Eight teams from each gender from the USA and an additional eight international doubles squads will vie in separate pools starting Thursday, with women’s and some men’s quarterfinals on Friday, women’s semis and finals on Saturday and men’s semis and finals on Sunday.
The fields in Long Beach are superb. Seven of the eight quarterfinal teams from the FIVB five star event in Gstaad which concluded Sunday will be playing including both men’s (Phil Dalhausser/Nick Lucena) and women’s winners (Chantal Laboureur and Julia Sude of Germany) and the runners-up in Brasil’s Larissa Franca and Talita Antunes and the young Polish duo of Bartosz Losiak and Piotr Kantor.
For Dalhausser, who was born in Baden, Switzerland, this is the fourth time he has won at Gstaad. No other player has won there more than twice. Phil and Nick breezed through this tournament with no match even going three games. A similar track record exists in the four years of the Long Beach FIVB stop as Dalhausser has won twice and finished runner-up twice. To say he and Lucena are the favorites would be an understatement.
On the women’s side it is “go time” for Kerri Walsh Jennings and Nicole Branagh. They have precious few tourney matches under their belts, but Long Beach with its pool play format featuring USA teams in one pool and the international outfits in the other, will afford them the opportunity to sharpen their game.
Another team to watch closely will be the defending Olympic champion German team of Laura Ludwig and Kira Walkenhorst. Ludwig, who spent time training in Manhattan Beach with Walsh Jennings this past Spring, is recovering slowly from shoulder surgery. Meanwhile, Walkenhorst has had to contend with her own shoulder problems. When they have played together this year they have managed only a fifth and two ninths.
Labourer and Sude have usurped the gold medalists in their own country this season, as aside from their big win in Gstaad they have a third and two fifths on the FIVB circuit. They have something to prove this season as they lost out at the 11th hour to Karla Borger and Britta Buthe for the “second” German spot in Rio behind the gold medalists. Last year Labourer and Sude won the bronze in Long Beach.
Another point of interest will be to see all the top USA teams duke it out in pool play in both genders after a season which has seen a lot of tour “swapping” between events on the FIVB and AVP circuits. Now everyone will be at home playing with the FIVB ball and FIVB rules and I would imagine that the domestic competition will be spirited at the very least.

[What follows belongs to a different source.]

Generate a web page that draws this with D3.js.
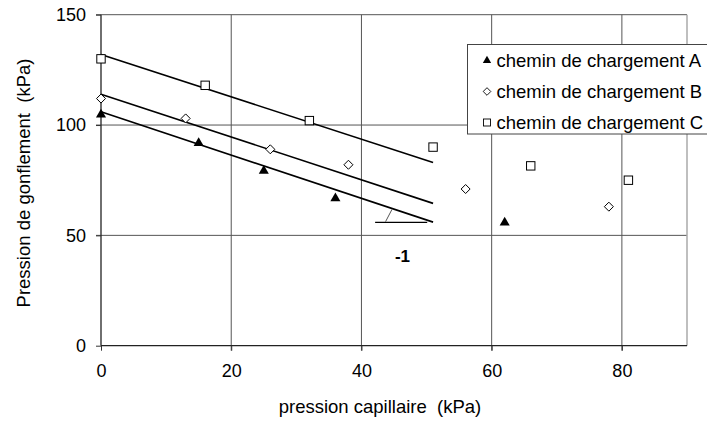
<!doctype html>
<html lang="fr">
<head>
<meta charset="utf-8">
<title>Pression de gonflement</title>
<style>
    html, body { margin: 0; padding: 0; background: #fff; overflow: hidden; }
    svg { display: block; font-family: "Liberation Sans", Arial, sans-serif; }
</style>
</head>
<body>
<svg id="chart" width="707" height="424"></svg>
<script src="https://cdn.jsdelivr.net/npm/d3@7"></script>
<script>
// values
const capA = [0, 15, 25, 36, 62];
const gonfA = [105, 92, 79.5, 67, 56];
const capB = [0, 13, 26, 38, 56, 78];
const gonfB = [112, 103, 89, 82, 71, 63];
const capC = [0, 16, 32, 51, 66, 81];
const gonfC = [130, 118, 102, 90, 81.5, 75];

// fitted lines, [x0, y0, x1, y1]
const trendA = [0, 106, 51, 56];
const trendB = [0, 114, 51, 64.5];
const trendC = [0, 132, 51, 83];

const xTicks = [0, 20, 40, 60, 80];
const yTicks = [0, 50, 100, 150];
const legendLabels = ["chemin de chargement A", "chemin de chargement B", "chemin de chargement C"];

const svg = d3.select("#chart");

const x = d3.scaleLinear().domain([0, 90]).range([101, 687]);
const y = d3.scaleLinear().domain([0, 150]).range([345.7, 14.7]);

// grid
const grid = svg.append("g");
grid.selectAll("line.v").data(xTicks.filter(d => d > 0)).enter().append("line")
    .attr("x1", d => x(d)).attr("x2", d => x(d))
    .attr("y1", y(150)).attr("y2", y(0) + 5)
    .attr("stroke", "#555").attr("stroke-width", 1);
grid.selectAll("line.h").data(yTicks.filter(d => d > 0)).enter().append("line")
    .attr("x1", x(0) - 5).attr("x2", x(90))
    .attr("y1", d => y(d)).attr("y2", d => y(d))
    .attr("stroke", "#555").attr("stroke-width", 1);
// right border
grid.append("line")
    .attr("x1", x(90)).attr("x2", x(90))
    .attr("y1", y(150)).attr("y2", y(0))
    .attr("stroke", "#aaa").attr("stroke-width", 1.5);

// axes
const xAxis = svg.append("g")
    .attr("transform", `translate(0,${y(0)})`)
    .call(d3.axisBottom(x).tickValues(xTicks).tickSize(5).tickPadding(14));
const yAxis = svg.append("g")
    .attr("transform", `translate(${x(0)},0)`)
    .call(d3.axisLeft(y).tickValues(yTicks).tickSize(5).tickPadding(10));
[xAxis, yAxis].forEach(a => {
    a.select(".domain").attr("stroke", "#222").attr("stroke-width", 1.3);
    a.selectAll(".tick line").attr("stroke", "#333");
    a.selectAll(".tick text")
        .attr("fill", "#000")
        .style("font-size", "18px")
        .style("font-family", "'Liberation Sans', Arial, sans-serif");
});
// keep axis ends flat
xAxis.select(".domain").attr("d", `M${x(0)},0H${x(90)}`);
yAxis.select(".domain").attr("d", `M0,${y(0)}V${y(150)}`);

// axis titles
svg.append("text")
    .attr("x", 380).attr("y", 413)
    .attr("text-anchor", "middle")
    .style("font-size", "18.5px")
    .style("white-space", "pre")
    .text("pression capillaire  (kPa)");
svg.append("text")
    .attr("transform", "translate(30,183) rotate(-90)")
    .attr("text-anchor", "middle")
    .style("font-size", "18.5px")
    .style("white-space", "pre")
    .text("Pression de gonflement  (kPa)");

// trend lines
const trends = svg.append("g");
[trendA, trendB, trendC].forEach(t => {
    trends.append("line")
        .attr("x1", x(t[0])).attr("y1", y(t[1]))
        .attr("x2", x(t[2])).attr("y2", y(t[3]))
        .attr("stroke", "#000").attr("stroke-width", 1.6);
});

// slope annotation
svg.append("line")
    .attr("x1", x(42.1)).attr("x2", x(50.1))
    .attr("y1", y(55.9)).attr("y2", y(55.9))
    .attr("stroke", "#000").attr("stroke-width", 1.3);
svg.append("line")
    .attr("x1", x(43.7)).attr("y1", y(56.2))
    .attr("x2", x(44.7)).attr("y2", y(61.8))
    .attr("stroke", "#555").attr("stroke-width", 1);
svg.append("text")
    .attr("x", x(46.3)).attr("y", 262)
    .attr("text-anchor", "middle")
    .style("font-size", "17px").style("font-weight", "bold")
    .text("-1");

// markers
const tri = d3.symbol().type(d3.symbolTriangle).size(44);
const dia = "M0,-4.5L4.5,0L0,4.5L-4.5,0Z";
const pts = svg.append("g");

pts.selectAll("path.a").data(d3.zip(capA, gonfA)).enter().append("path")
    .attr("d", tri)
    .attr("transform", d => `translate(${x(d[0])},${y(d[1]) + 0.5})`)
    .attr("fill", "#000");
pts.selectAll("path.b").data(d3.zip(capB, gonfB)).enter().append("path")
    .attr("d", dia)
    .attr("transform", d => `translate(${x(d[0])},${y(d[1])})`)
    .attr("fill", "#fff").attr("stroke", "#000").attr("stroke-width", 1);
pts.selectAll("rect.c").data(d3.zip(capC, gonfC)).enter().append("rect")
    .attr("x", d => x(d[0]) - 4.2).attr("y", d => y(d[1]) - 4.2)
    .attr("width", 8.4).attr("height", 8.4)
    .attr("fill", "#fff").attr("stroke", "#000").attr("stroke-width", 1);

// legend
const leg = svg.append("g");
leg.append("rect")
    .attr("x", 467.5).attr("y", 44.5)
    .attr("width", 245).attr("height", 89.5)
    .attr("fill", "#fff").attr("stroke", "#444").attr("stroke-width", 1);
const rowY = [60, 91.5, 122.5];
leg.append("path").attr("d", d3.symbol().type(d3.symbolTriangle).size(30))
    .attr("transform", `translate(487,${rowY[0] + 0.5})`).attr("fill", "#000");
leg.append("path").attr("d", "M0,-3.8L3.8,0L0,3.8L-3.8,0Z")
    .attr("transform", `translate(487,${rowY[1]})`)
    .attr("fill", "#fff").attr("stroke", "#000").attr("stroke-width", 0.9);
leg.append("rect").attr("x", 483.5).attr("y", rowY[2] - 3.5)
    .attr("width", 7).attr("height", 7)
    .attr("fill", "#fff").attr("stroke", "#000").attr("stroke-width", 0.9);
leg.selectAll("text").data(legendLabels).enter().append("text")
    .attr("x", 496.5)
    .attr("y", (d, i) => rowY[i] + 6.5)
    .style("font-size", "18.5px")
    .text(d => d);
</script>
</body>
</html>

Aside from Dalhausser and Lucena, only two American men’s teams have played for podiums in major international events this season. Ryan Doherty and John Hyden with a fourth in Fort Lauderdale back in February and Theo Brunner and Casey Patterson garnering the same placement in Rio de Janeiro in May. Doherty and Hyden were the second best U.S. team in Gstaad as well finishing fifth. Doherty’s size and Hyden’s savvy make them a tough out. Aside from a bad finish in Porec, where they were jetting in from Seattle, this team has really been good and gone under the radar.
Taylor Crabb and Jake Gibb appear poised to breakthrough on the FIVB with three fifths and a ninth. Crabb, “undersized” at 6-0, continues to get better but it is always tough internationally on the “little” guy who must play error free offense against the giants. The pressure is immense to continuously sideout. Crabb has gotten better in those tight situations as evidenced by his win on the AVP New York City tour stop.